* _Required work_
Within the entries below, please return exactly the lines from the one with "Generate a Python" through the one with "import plotly.graph_objects as go", leaving out any pictures.

* _Supplied data_
********

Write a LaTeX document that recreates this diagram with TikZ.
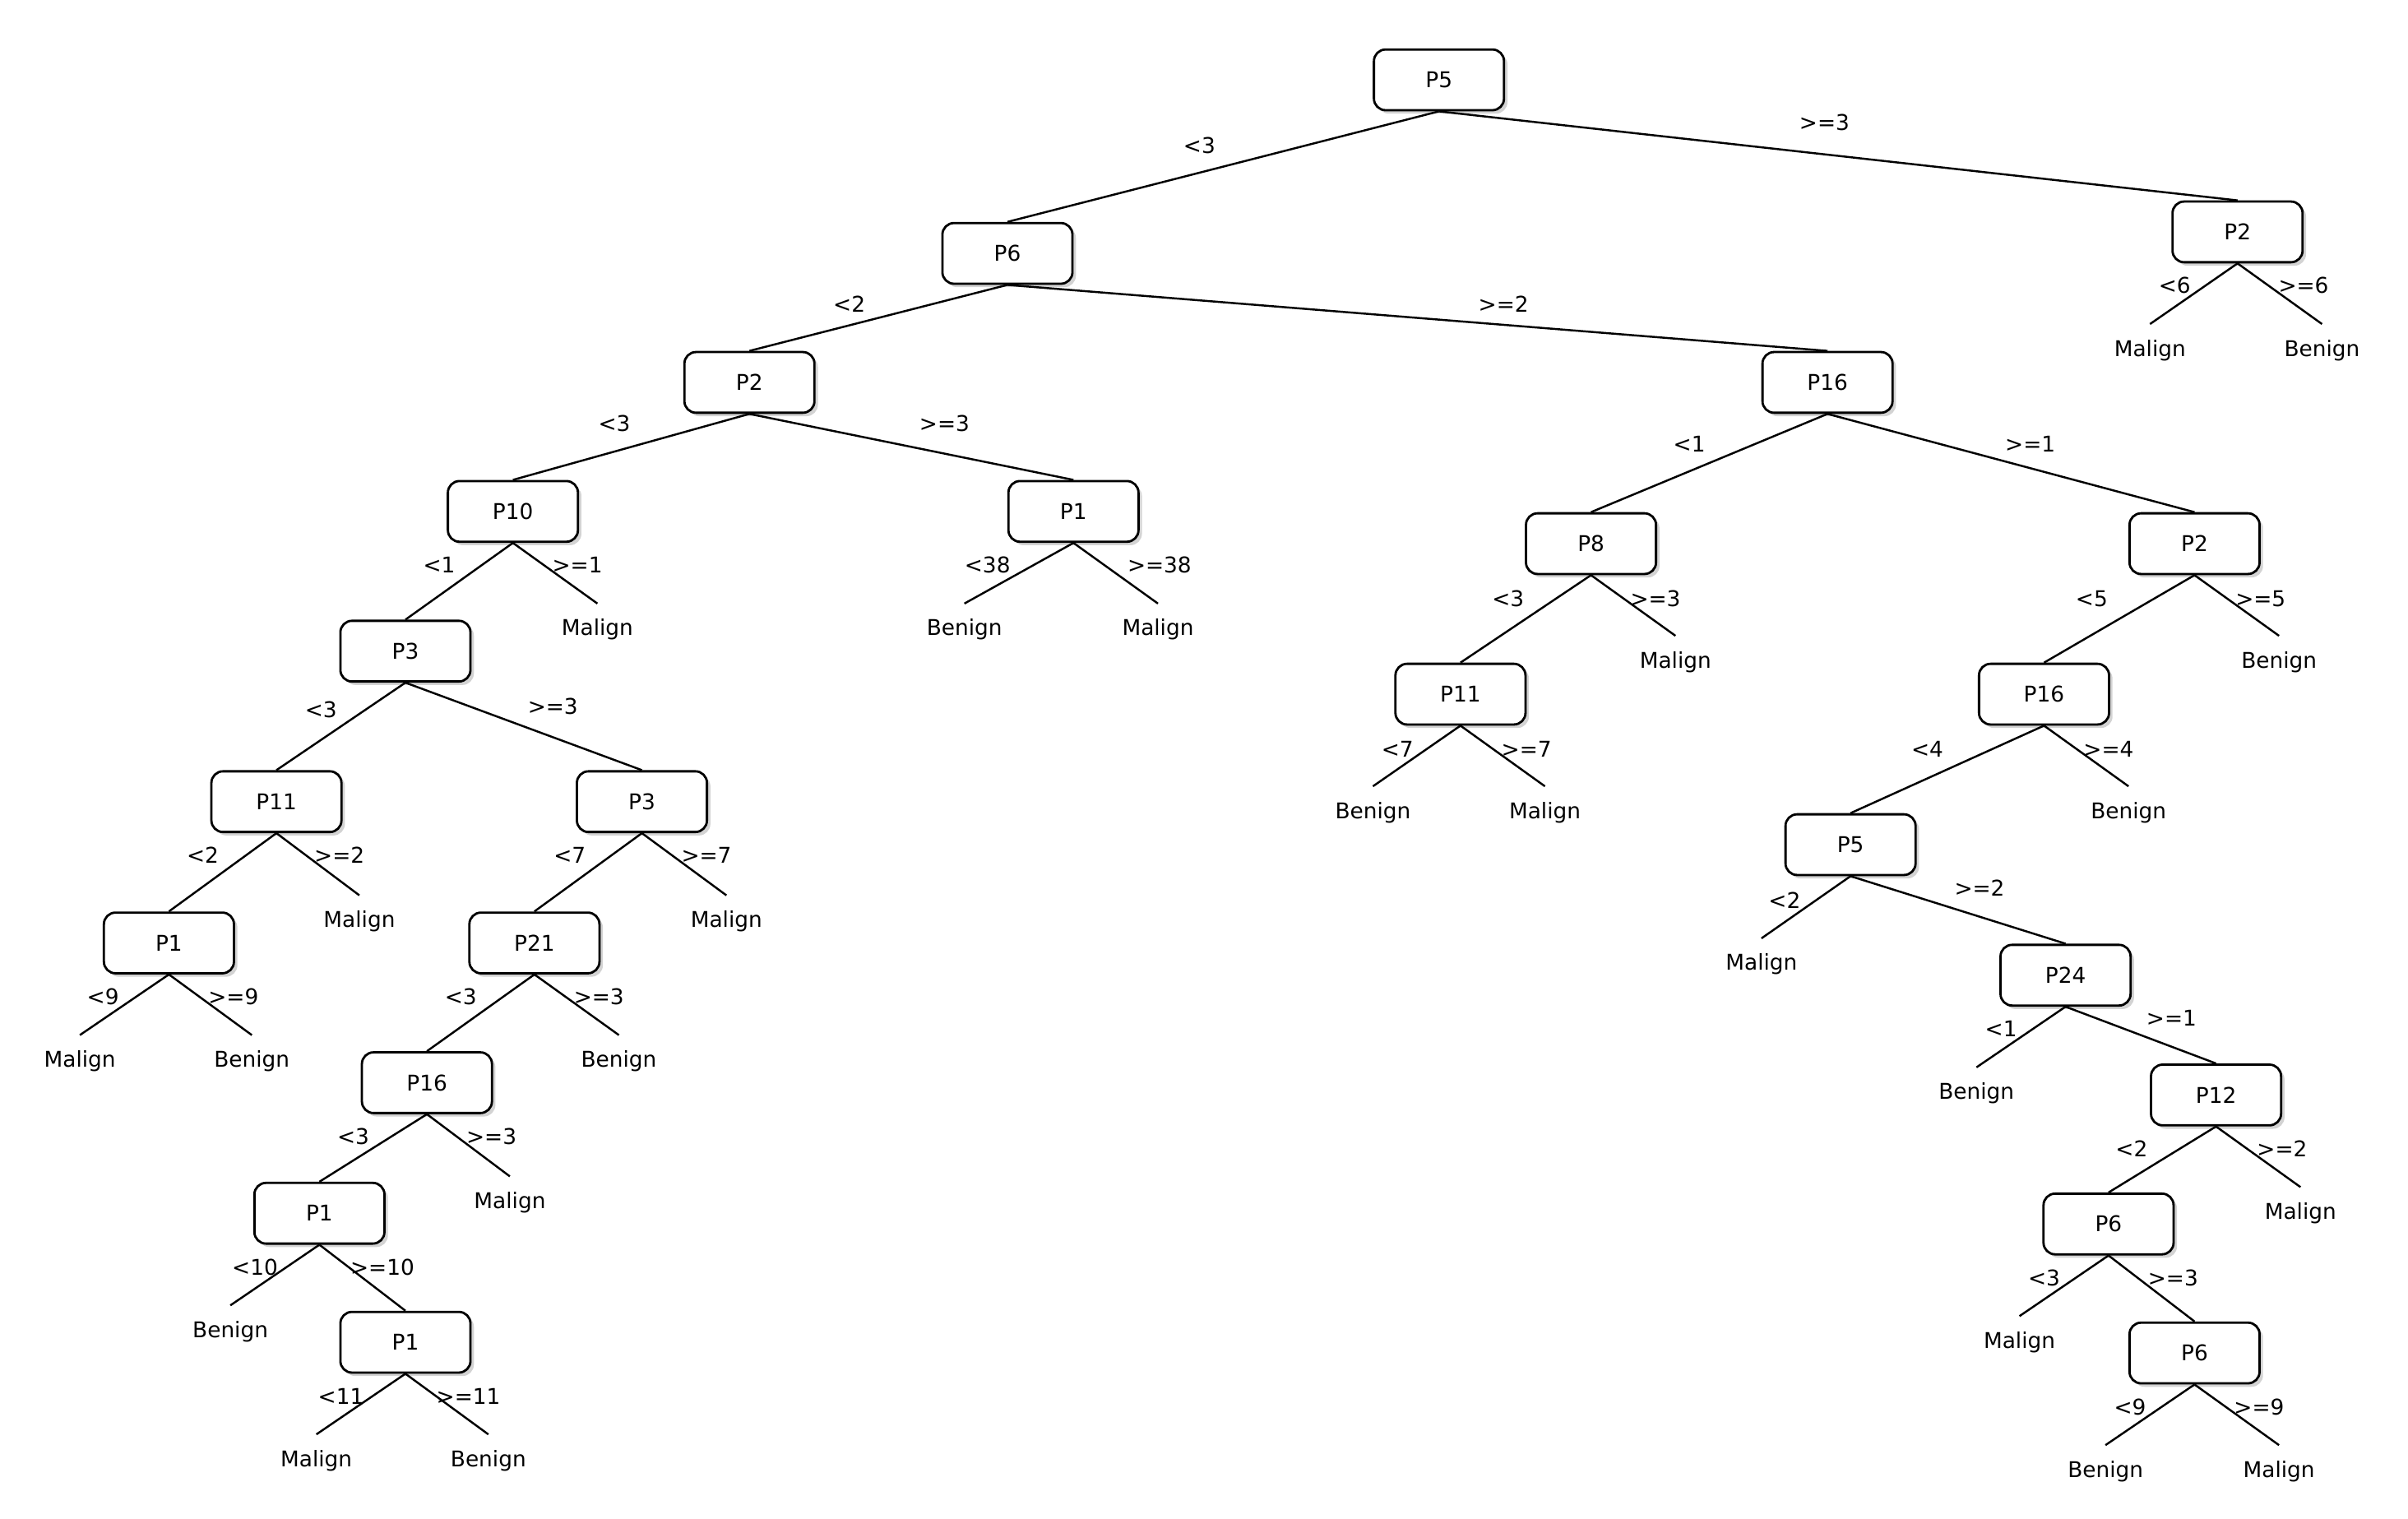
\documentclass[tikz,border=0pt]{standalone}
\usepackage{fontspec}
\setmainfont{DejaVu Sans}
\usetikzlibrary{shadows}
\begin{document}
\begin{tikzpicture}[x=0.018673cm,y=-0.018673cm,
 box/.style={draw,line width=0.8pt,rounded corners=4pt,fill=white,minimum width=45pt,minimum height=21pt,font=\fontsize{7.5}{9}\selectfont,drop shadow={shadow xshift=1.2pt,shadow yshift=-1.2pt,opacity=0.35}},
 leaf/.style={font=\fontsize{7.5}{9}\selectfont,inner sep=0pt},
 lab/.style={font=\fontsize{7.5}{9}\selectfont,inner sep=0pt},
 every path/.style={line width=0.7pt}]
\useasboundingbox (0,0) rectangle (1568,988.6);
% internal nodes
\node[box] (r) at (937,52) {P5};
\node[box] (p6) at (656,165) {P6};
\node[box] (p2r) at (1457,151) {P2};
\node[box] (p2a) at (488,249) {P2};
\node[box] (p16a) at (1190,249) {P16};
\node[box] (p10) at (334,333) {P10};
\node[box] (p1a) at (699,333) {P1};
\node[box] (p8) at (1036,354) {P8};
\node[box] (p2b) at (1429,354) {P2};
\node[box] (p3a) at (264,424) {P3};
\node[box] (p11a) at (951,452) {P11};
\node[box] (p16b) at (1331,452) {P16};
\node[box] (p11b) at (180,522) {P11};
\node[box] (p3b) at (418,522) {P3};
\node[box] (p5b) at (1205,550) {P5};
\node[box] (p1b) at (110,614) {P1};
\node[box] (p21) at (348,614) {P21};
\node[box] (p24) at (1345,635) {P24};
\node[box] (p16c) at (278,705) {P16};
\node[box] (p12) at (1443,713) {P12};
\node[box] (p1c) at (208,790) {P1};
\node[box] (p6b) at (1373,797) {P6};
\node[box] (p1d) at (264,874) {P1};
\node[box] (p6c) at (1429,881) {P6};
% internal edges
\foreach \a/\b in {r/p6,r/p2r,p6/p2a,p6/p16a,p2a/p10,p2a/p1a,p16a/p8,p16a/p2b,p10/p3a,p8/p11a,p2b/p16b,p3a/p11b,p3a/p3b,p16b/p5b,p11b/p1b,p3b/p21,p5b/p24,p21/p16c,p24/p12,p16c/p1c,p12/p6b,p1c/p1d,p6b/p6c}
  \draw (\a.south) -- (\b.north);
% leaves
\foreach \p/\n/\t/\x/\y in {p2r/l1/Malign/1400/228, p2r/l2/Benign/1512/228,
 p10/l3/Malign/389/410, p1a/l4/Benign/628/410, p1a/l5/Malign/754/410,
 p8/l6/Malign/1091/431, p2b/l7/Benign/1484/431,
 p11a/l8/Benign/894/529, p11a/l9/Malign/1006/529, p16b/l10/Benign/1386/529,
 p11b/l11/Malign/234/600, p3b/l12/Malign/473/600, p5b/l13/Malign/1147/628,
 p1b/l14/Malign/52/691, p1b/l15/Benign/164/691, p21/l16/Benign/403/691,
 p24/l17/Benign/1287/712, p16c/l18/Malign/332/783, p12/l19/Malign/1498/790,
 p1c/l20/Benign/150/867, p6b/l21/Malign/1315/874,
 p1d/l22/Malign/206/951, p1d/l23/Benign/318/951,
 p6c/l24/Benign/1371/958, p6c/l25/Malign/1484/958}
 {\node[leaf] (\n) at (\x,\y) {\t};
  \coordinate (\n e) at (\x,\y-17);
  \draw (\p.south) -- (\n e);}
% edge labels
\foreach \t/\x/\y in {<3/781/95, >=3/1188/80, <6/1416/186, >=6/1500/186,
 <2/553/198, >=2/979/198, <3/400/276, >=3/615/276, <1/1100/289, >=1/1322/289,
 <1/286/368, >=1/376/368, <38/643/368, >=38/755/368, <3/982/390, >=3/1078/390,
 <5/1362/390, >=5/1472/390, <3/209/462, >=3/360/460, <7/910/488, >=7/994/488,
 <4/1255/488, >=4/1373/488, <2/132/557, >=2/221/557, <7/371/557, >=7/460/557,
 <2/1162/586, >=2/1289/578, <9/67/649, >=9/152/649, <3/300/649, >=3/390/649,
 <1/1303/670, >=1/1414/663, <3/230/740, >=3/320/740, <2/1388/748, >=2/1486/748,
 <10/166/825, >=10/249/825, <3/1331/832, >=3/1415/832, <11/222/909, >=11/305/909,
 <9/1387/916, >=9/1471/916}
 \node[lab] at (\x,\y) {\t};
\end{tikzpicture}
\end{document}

********

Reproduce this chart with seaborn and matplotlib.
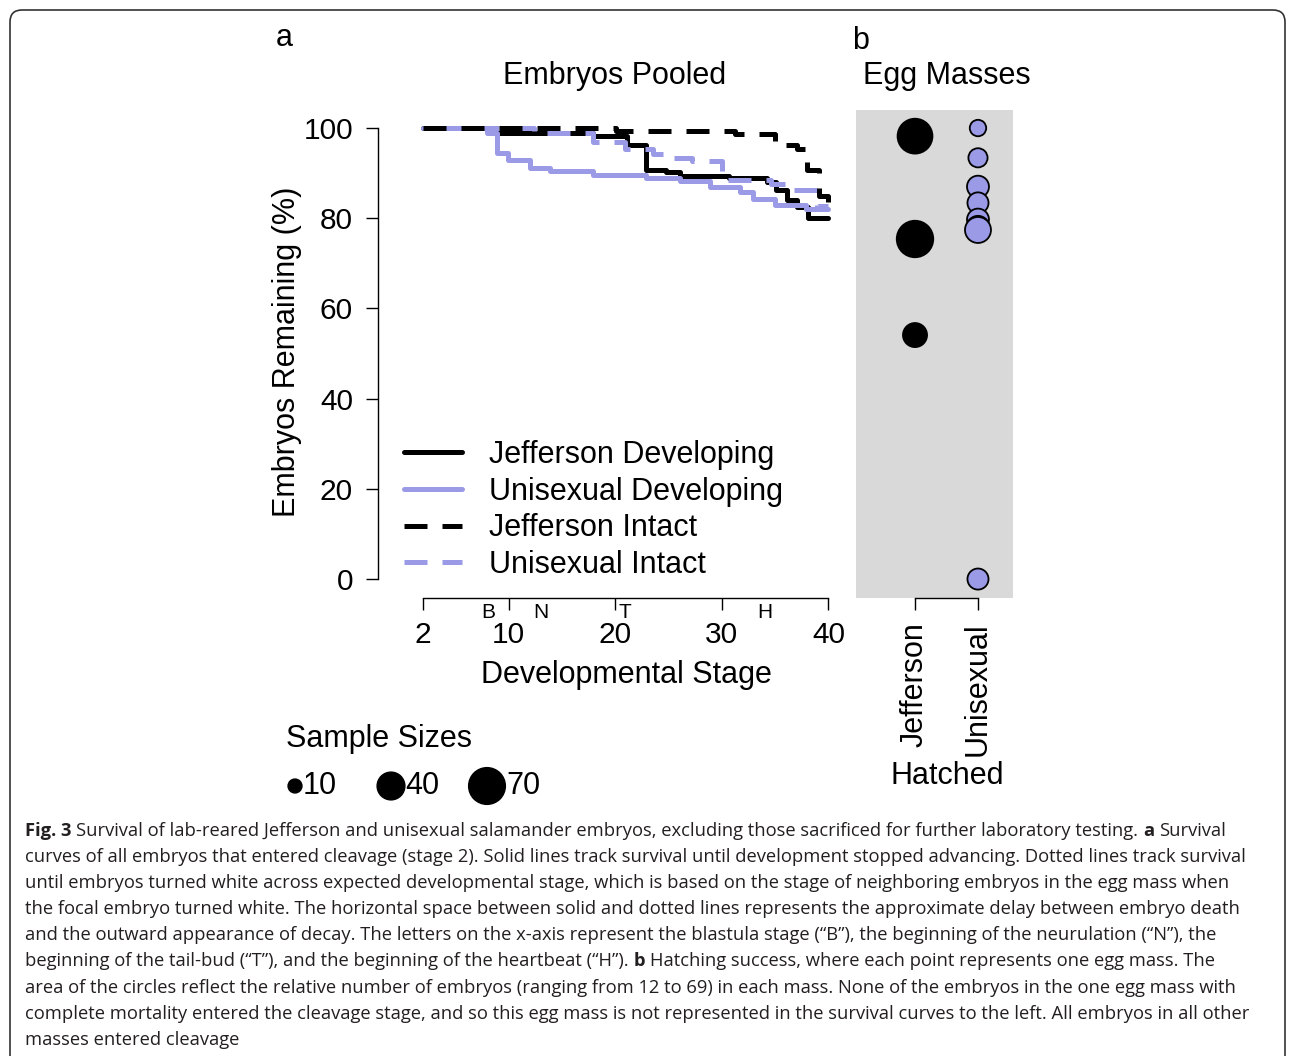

********

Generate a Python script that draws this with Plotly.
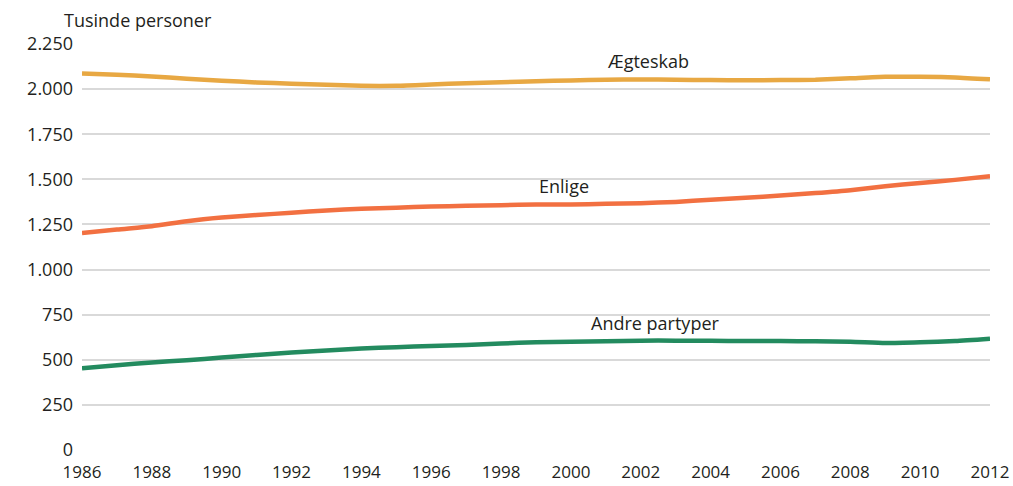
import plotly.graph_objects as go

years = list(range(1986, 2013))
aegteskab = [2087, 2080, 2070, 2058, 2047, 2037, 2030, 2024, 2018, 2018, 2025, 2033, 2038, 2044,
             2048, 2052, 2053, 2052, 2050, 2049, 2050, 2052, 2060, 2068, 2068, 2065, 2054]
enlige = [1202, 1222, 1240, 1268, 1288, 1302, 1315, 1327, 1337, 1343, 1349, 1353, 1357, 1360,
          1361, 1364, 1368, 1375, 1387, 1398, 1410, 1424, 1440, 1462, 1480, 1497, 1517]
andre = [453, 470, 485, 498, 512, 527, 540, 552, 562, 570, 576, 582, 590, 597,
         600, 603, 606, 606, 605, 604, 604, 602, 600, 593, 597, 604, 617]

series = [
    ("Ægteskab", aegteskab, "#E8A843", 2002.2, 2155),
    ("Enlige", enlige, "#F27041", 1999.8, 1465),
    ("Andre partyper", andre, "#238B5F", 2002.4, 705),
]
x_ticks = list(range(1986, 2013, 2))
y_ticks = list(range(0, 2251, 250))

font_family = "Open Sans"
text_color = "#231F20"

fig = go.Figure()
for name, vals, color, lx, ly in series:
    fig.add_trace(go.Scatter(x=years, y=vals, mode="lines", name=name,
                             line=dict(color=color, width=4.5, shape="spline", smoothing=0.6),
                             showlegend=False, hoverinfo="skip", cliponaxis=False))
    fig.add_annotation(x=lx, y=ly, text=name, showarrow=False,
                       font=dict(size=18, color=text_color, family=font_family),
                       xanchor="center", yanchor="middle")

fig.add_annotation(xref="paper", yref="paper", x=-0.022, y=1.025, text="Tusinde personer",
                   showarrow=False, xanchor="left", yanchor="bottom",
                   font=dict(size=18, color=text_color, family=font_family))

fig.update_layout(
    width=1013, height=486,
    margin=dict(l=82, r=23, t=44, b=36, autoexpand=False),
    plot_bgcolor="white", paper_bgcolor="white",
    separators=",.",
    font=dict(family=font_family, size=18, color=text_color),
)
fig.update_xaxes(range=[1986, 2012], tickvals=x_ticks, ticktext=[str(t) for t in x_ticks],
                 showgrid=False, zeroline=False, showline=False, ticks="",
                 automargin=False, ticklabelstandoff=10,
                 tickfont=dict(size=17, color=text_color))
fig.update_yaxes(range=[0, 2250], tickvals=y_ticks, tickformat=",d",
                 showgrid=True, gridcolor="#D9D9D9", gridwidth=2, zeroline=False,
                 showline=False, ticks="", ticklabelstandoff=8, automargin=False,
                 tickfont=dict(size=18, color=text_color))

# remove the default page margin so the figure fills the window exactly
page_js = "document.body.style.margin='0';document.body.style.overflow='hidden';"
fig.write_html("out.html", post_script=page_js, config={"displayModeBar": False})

********

* _The response_
Generate a Python script that draws this with Plotly.
import plotly.graph_objects as go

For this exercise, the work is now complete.